BY ANGELA DAIDONE
NEWJERSEYNEWSROOM.COM
For decades, baby aspirin – that which is usually 81mg in strength – has been touted as the best daily treatment for preventing a heart attack or stroke. And for decades, patients have heeded their doctors’ advice: nearly a third of middle-aged Americans regularly take a baby aspirin daily. But new research shows that the daily aspirin regimen may not be healthy for everyone and may, in fact, be doing more harm than good.
According to an article in the New York Times, researchers in London last week reported they had analyzed random studies of aspirin use of more than 100,000 participants in the United States, Europe and Japan.
While the study results showed that regular aspirin users were 10 percent less likely to have any type of heart event and 20 percent less likely to have a nonfatal heart attack, other risks outweighed the positives.
Regular aspirin users were about 30 percent more likely to have serious gastrointestinal bleeding. And although some researchers previously suggested that regular aspirin use could prevent cancer, the new data showed no such benefit.

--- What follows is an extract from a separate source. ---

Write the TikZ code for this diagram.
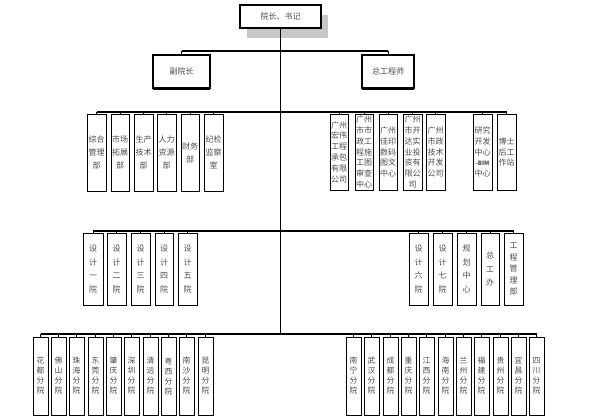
\documentclass[tikz,border=0pt]{standalone}
\usepackage{fontspec}
\setmainfont{Noto Sans CJK SC}
\usetikzlibrary{shadows}
\newcommand\bx[7][]{%
  \node[unit,#1,minimum width={#4-#2},minimum height={#5-#3}] (#7) at ({(#2+#4)/2},{(#3+#5)/2}) {#6};}
\begin{document}
\begin{tikzpicture}[x=1pt,y=-1pt,
  unit/.style={draw=black, line width=0.6pt, fill=white, inner sep=0pt, align=center,
    font=\fontsize{8}{10.8}\selectfont, text=black!70,
    drop shadow={shadow xshift=1.3pt, shadow yshift=-1.3pt, fill=black, opacity=1}},
  headbox/.style={draw=black, line width=1.5pt, fill=white, inner sep=0pt, align=center,
    font=\fontsize{8}{9}\selectfont, text=black!70,
    drop shadow={shadow xshift=7pt, shadow yshift=-10pt, fill=black!22, opacity=1}},
  subbox/.style={draw=black, line width=1.3pt, fill=white, inner sep=0pt, align=center,
    font=\fontsize{8}{9}\selectfont, text=black!70,
    drop shadow={shadow xshift=0pt, shadow yshift=-2pt, fill=black, opacity=1}},
  conn/.style={draw=black, line width=1.3pt},
  stub/.style={draw=black, line width=0.6pt},
  tall/.style={font=\fontsize{8}{13.5}\selectfont},
  mid/.style={font=\fontsize{8}{11.5}\selectfont},
  low/.style={font=\fontsize{7.8}{10}\selectfont},
  r2l/.style={font=\fontsize{8}{13}\selectfont}]
\useasboundingbox (0,0) rectangle (599,417);
% top
\node[headbox, minimum width=81, minimum height=23] (top) at (280.5,16.5) {院长、书记};
\node[subbox, minimum width=57, minimum height=33] (fu) at (181.5,71.5) {副院长};
\node[subbox, minimum width=52, minimum height=33] (zong) at (388,71.5) {总工程师};
\coordinate (bottom) at (top.south |- 0,334);
\draw[conn] (top.south) -- (bottom);
\coordinate (h1) at (top.south |- 0,51);
\draw[conn] (fu.north |- h1) -- (zong.north |- h1);
\draw[stub] (fu.north |- h1) -- (fu.north);
\draw[stub] (zong.north |- h1) -- (zong.north);
% row 2 left
\bx[r2l]{87}{114}{106}{191}{综合\\管理\\部}{a1}
\bx[r2l]{111}{114}{129}{191}{市场\\拓展\\部}{a2}
\bx[r2l]{134}{114}{153}{191}{生产\\技术\\部}{a3}
\bx[r2l]{157}{114}{176}{191}{人力\\资源\\部}{a4}
\bx[r2l]{181}{114}{199}{191}{财务\\部}{a5}
\bx[r2l]{204}{114}{223}{191}{纪检\\监察\\室}{a6}
% row 2 right
\bx{330}{114}{348}{190}{广州\\宏伟\\工程\\承包\\有限\\公司}{b1}
\bx{355}{114}{373}{190}{广州\\市市\\政工\\程施\\工图\\审查\\中心}{b2}
\bx{379}{114}{397}{190}{广州\\佳印\\数码\\图文\\中心}{b3}
\bx{403}{114}{422}{190}{广州\\市开\\达实\\业投\\资有\\限公\\司}{b4}
\bx{426}{114}{445}{190}{广州\\市政\\技术\\开发\\公司}{b5}
\bx{473}{114}{492}{190}{研究\\开发\\中心\\{\bfseries\fontsize{6}{7}\selectfont -BIM}\\中心}{b6}
\bx{497}{114}{516}{190}{博士\\后工\\作站}{b7}
\coordinate (h2) at (0,112);
\draw[conn] (a1.north |- h2) -- (b7.north |- h2);
\foreach \n in {a1,a2,a3,a4,a5,a6,b1,b2,b3,b4,b5,b6,b7}
  \draw[stub] (\n.north |- h2) -- (\n.north);
% row 3
\bx[tall]{83}{233}{103}{305}{设\\计\\一\\院}{c1}
\bx[tall]{107}{233}{126}{305}{设\\计\\二\\院}{c2}
\bx[tall]{131}{233}{150}{305}{设\\计\\三\\院}{c3}
\bx[tall]{155}{233}{173}{305}{设\\计\\四\\院}{c4}
\bx[tall]{178}{233}{197}{305}{设\\计\\五\\院}{c5}
\bx[tall]{409}{233}{428}{305}{设\\计\\六\\院}{d1}
\bx[tall]{433}{233}{452}{305}{设\\计\\七\\院}{d2}
\bx[tall]{457}{233}{476}{305}{规\\划\\中\\心}{d3}
\bx[tall]{481}{233}{499}{305}{总\\工\\办}{d4}
\bx[mid]{504}{233}{523}{305}{工\\程\\管\\理\\部}{d5}
\coordinate (h3) at (0,231);
\draw[conn] (c1.north |- h3) -- (d5.north |- h3);
\foreach \n in {c1,c2,c3,c4,c5,d1,d2,d3,d4,d5}
  \draw[stub] (\n.north |- h3) -- (\n.north);
% row 4
\bx[low]{33}{337}{48}{415}{花\\都\\分\\院}{e1}
\bx[low]{51}{337}{66}{415}{佛\\山\\分\\院}{e2}
\bx[low]{69}{337}{84}{415}{珠\\海\\分\\院}{e3}
\bx[low]{88}{337}{103}{415}{东\\莞\\分\\院}{e4}
\bx[low]{106}{337}{121}{415}{肇\\庆\\分\\院}{e5}
\bx[low]{124}{337}{139}{415}{深\\圳\\分\\院}{e6}
\bx[low]{143}{337}{158}{415}{清\\远\\分\\院}{e7}
\bx[low]{161}{337}{176}{415}{粤\\西\\分\\院}{e8}
\bx[low]{179}{337}{194}{415}{南\\沙\\分\\院}{e9}
\bx[low]{198}{337}{213}{415}{昆\\明\\分\\院}{e10}
\bx[low]{346}{337}{361}{415}{南\\宁\\分\\院}{f1}
\bx[low]{364}{337}{379}{415}{武\\汉\\分\\院}{f2}
\bx[low]{383}{337}{398}{415}{成\\都\\分\\院}{f3}
\bx[low]{401}{337}{416}{415}{重\\庆\\分\\院}{f4}
\bx[low]{419}{337}{434}{415}{江\\西\\分\\院}{f5}
\bx[low]{438}{337}{453}{415}{海\\南\\分\\院}{f6}
\bx[low]{456}{337}{471}{415}{兰\\州\\分\\院}{f7}
\bx[low]{474}{337}{489}{415}{福\\建\\分\\院}{f8}
\bx[low]{493}{337}{508}{415}{贵\\州\\分\\院}{f9}
\bx[low]{511}{337}{526}{415}{宜\\昌\\分\\院}{f10}
\bx[low]{529}{337}{544}{415}{四\\川\\分\\院}{f11}
\draw[conn] (e1.north |- bottom) -- (f11.north |- bottom);
\foreach \n in {e1,e2,e3,e4,e5,e6,e7,e8,e9,e10,f1,f2,f3,f4,f5,f6,f7,f8,f9,f10,f11}
  \draw[stub] (\n.north |- bottom) -- (\n.north);
\end{tikzpicture}
\end{document}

For every 162 people who took daily aspirin, the drug prevented one nonfatal heart attack but caused about two serious bleeding episodes, the research determined.
Among men who have had a heart attack, daily aspirin use can lower the risk of a second cardiac event by as much as 30 percent. Research also shows that aspirin reduces the risk of a recurrence of stroke from blood clots in women.
However, the U.S. Preventive Services Task Force and other national health groups suggest a course of aspirin therapy should be decided case by case, and patients, especially those with family history of heart disease, should discuss the risks and benefits with their physicians.